Exercise task: Return only the lines from the top of the material through the line marked by "29.250, 29.270, 29.270, 29.295, 29.310]", unaltered.

— start Source data —

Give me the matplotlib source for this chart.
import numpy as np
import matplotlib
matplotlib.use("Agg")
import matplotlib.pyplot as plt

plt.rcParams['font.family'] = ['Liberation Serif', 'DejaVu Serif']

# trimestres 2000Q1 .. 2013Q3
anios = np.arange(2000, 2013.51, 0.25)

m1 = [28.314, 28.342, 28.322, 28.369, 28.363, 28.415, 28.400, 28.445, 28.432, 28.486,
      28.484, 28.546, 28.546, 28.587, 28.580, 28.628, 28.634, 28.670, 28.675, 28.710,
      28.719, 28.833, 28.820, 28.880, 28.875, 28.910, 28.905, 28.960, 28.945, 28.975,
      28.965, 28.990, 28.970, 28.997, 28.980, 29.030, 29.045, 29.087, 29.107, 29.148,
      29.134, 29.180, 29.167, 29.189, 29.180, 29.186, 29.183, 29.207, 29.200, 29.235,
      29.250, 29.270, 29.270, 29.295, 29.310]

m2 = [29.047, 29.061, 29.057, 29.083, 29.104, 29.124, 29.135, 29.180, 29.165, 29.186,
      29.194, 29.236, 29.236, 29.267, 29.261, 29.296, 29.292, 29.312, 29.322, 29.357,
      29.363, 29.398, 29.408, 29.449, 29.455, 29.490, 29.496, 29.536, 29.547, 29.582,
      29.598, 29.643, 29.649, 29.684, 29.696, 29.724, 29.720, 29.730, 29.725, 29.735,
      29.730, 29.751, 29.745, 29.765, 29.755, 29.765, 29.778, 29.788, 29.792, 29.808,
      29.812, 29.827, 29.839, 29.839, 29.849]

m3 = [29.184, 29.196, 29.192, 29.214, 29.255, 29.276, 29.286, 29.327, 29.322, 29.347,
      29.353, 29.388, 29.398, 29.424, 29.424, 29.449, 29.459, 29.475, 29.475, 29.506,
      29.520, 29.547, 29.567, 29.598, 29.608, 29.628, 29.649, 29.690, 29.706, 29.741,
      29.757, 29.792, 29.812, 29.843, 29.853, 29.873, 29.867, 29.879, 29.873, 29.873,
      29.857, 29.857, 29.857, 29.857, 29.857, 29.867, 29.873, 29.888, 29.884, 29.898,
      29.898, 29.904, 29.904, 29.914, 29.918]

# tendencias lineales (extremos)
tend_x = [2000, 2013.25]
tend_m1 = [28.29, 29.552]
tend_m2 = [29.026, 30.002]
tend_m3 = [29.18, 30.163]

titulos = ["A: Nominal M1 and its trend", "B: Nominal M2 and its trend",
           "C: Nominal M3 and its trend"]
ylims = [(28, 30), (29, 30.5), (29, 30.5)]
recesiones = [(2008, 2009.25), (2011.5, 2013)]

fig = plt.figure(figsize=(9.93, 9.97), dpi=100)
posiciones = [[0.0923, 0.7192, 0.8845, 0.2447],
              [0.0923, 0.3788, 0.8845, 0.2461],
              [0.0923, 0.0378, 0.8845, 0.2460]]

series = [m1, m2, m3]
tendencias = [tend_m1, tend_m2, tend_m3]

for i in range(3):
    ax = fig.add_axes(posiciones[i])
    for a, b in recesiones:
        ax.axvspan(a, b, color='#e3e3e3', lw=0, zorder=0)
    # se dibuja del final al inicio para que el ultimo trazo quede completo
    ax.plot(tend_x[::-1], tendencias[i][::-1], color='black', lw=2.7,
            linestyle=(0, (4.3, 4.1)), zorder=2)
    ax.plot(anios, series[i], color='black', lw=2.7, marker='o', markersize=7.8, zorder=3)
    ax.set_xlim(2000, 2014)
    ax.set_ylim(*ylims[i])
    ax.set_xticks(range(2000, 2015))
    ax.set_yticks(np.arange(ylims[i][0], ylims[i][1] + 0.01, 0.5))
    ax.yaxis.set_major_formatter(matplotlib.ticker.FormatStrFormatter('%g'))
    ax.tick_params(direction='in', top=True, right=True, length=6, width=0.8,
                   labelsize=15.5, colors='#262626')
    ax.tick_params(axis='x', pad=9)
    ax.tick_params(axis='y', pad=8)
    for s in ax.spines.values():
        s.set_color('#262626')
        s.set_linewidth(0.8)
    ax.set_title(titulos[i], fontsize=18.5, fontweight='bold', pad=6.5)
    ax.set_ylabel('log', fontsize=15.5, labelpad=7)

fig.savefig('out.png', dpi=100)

— end Source data —

Exercise output:
Give me the matplotlib source for this chart.
import numpy as np
import matplotlib
matplotlib.use("Agg")
import matplotlib.pyplot as plt

plt.rcParams['font.family'] = ['Liberation Serif', 'DejaVu Serif']

# trimestres 2000Q1 .. 2013Q3
anios = np.arange(2000, 2013.51, 0.25)

m1 = [28.314, 28.342, 28.322, 28.369, 28.363, 28.415, 28.400, 28.445, 28.432, 28.486,
      28.484, 28.546, 28.546, 28.587, 28.580, 28.628, 28.634, 28.670, 28.675, 28.710,
      28.719, 28.833, 28.820, 28.880, 28.875, 28.910, 28.905, 28.960, 28.945, 28.975,
      28.965, 28.990, 28.970, 28.997, 28.980, 29.030, 29.045, 29.087, 29.107, 29.148,
      29.134, 29.180, 29.167, 29.189, 29.180, 29.186, 29.183, 29.207, 29.200, 29.235,
      29.250, 29.270, 29.270, 29.295, 29.310]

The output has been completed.